/ 29 November 2004

All dogs feel the same in the dark

We’re talking about the failure of power here. But I guess I would be the last one to know about it. Like the rest of us.

On Monday a whole electricity substation in Hurst Hill, an obscure suburb of Johannesburg, went up in flames. There was some kind of explosion, not immediately attributed to al-Qaeda or the general trend towards aggressive anarchy that we have come to take for granted as part of our daily lives. Perhaps the thing just blew up by itself.

Apparently this was not taken very seriously by the authorities whom we have inherited from the old regime, because for several hours a lonely fire engine and its lonely crew battled to control the conflagration without any kind of serious backup support. They sprayed water into the escalating flames and imagined that they could make a difference to how the people in the surrounding region would be able to continue with their lives.

In any event, the substation subsequently burned to the ground, leaving wide areas of northern Johannesburg in darkness. The only important piece of information about this is that I live in one of those affected suburbs, namely Melville, home of anarchy, good times and generally overpriced mayhem, day and night.

Melville and Westdene, the neighbouring suburb (the one where the whites put pressure on the Nationalist government in the 1950s to permanently eradicate the so-called ‘black spot” of Sophiatown, where people were busy having fun, electricity or not) were blacked out for an indeterminate period of time. Day and night became the same shade of black.

In other words, you suddenly realised that having no electricity meant having no power to do anything, such as turning on the washing machine, or more basic things like cooking supper. Even more especially, you got depressed because you realised that you couldn’t press a switch and open your security gate and slip your car into your protected homestead, unnoticed by tsotsis. Everything became manual again, like the old days. Like you were still living in Sophiatown. Everything had to be done with paraffin stoves and candlelight.

If the tsotsis had been given ample warning that this was going to happen, they might have taken advantage of the situation. As it was, they were caught napping. All those elaborate, electronic anti-tsotsi devices were temporarily disabled, but the tsotsis had had no time to react.

So we slept nervously, fitfully, but comfortably in our various tsotsi-free beds.

People react differently to being power-free, though. My friend Shakes (the Indian one, not the coloured-looking one who’s into black economic empowerment) reacted by panicking about how he was going to keep his business going. He’s one of those Indians who has taken advantage of the new dispensation and opened a popular clip joint on Seventh Street, the main drag of the formerly discreet suburb of the same Melville that I was talking about.

So Shakes shuts up shop in the small hours of the morning, having continued to conduct business by candlelight, in spite of the electric substation inexplicably blowing up and plunging the whole area into darkness. He gets home, reminding himself that he has to open up shop in the morning and make money, like Indians do (don’t tell Mbongeni Ngema I said that).

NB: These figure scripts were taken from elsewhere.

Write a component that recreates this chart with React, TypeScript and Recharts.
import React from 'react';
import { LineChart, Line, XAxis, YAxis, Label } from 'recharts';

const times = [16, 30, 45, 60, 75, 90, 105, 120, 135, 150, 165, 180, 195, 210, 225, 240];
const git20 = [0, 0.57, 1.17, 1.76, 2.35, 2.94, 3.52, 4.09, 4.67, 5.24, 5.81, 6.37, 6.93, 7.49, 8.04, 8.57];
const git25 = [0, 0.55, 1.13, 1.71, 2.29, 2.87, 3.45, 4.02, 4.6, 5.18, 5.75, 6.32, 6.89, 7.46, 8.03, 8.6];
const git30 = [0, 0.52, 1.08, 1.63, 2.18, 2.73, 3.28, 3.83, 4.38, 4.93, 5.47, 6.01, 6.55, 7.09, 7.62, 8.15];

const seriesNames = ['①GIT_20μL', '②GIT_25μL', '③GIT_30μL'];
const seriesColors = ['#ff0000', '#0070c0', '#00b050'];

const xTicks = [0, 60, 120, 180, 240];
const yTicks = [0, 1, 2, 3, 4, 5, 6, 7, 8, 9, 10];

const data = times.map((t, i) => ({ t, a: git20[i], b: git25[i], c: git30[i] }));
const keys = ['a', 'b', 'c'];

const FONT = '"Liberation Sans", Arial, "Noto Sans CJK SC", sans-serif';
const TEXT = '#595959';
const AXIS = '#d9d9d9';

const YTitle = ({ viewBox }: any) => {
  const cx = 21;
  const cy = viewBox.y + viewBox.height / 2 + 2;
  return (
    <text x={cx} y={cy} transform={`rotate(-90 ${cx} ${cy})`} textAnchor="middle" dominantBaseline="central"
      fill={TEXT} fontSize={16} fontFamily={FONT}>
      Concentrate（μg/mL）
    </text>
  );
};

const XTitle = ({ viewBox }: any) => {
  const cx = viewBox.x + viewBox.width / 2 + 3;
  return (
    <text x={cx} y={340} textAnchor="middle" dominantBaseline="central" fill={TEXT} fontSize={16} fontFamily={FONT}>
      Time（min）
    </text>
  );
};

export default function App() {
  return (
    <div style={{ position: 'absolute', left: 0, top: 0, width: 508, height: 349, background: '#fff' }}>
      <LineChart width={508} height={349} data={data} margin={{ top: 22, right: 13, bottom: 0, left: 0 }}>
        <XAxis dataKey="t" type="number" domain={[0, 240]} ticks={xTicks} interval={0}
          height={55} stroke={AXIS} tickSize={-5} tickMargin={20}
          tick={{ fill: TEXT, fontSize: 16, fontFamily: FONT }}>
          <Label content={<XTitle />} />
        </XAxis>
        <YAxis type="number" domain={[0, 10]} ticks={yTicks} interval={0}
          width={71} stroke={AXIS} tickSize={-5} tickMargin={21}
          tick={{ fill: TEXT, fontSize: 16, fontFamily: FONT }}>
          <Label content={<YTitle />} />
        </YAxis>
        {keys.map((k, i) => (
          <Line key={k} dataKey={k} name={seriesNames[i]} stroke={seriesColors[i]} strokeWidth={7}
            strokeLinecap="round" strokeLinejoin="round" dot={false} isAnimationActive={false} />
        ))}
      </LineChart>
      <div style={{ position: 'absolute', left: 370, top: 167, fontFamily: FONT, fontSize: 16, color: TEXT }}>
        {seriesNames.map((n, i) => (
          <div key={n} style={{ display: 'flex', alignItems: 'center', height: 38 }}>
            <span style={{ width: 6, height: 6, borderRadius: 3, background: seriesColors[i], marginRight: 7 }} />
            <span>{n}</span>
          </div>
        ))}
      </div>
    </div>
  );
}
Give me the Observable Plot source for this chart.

He gets into bed and sets the alarm, thinking calculatedly that he will have to get up extra early to warm up some water in his cooking pot on the stove in the kitchen so that he can have a hot bath, considering that the power failure will mean that there will be no warm water coming out of the geyser due to the general failure of the electricity network. He thinks he’s outsmarted the system. And so he falls asleep.

Morning comes. He wakes up, puts the pot on the stove, gets back into bed and lights up a cigarette so that he can chill while the water comes to the boil.

Time passes. He feels that the water should be about right for his bath, so he gets out of bed and goes to get the pot off the hob. It doesn’t cross his mind that it is an electric hob, and if there is no electricity, the hob won’t be giving his water any heat. His mind is still working in sync with a system that is no longer working.

So he pours the water out of the pot into the bath, washes his body happily, and goes off to do his work.

It is only when he is telling me about this two days later, when the electricity is mercifully back on stream in the suburb where we both reside, talk nonsense and do business, that he realises (at my prompting, I must confess) that he had had a stone cold bath out of the pot on the stove, and hadn’t even noticed. His Indian brain had told him that when you take a pot off the cooker, it must, naturally and surely, be hot enough to put in the bath (but don’t tell Mbongeni Ngema that I said this). And so he had his bath and went to open up the shop.

Is there a moral in all of this? I don’t think so. Someone from a different racial group would probably have done the same thing.

Yes, the power is mercifully back with us in Melville. The town council must be commended for getting our lives back on track with remarkable efficiency. We can get in the bath and not have to stress about whether the water is hot or cold. The alarmed gates are working and, as far as we are concerned, the tsotsis are back at arm’s length, where they belong.

It is almost as if this whole nasty episode never happened.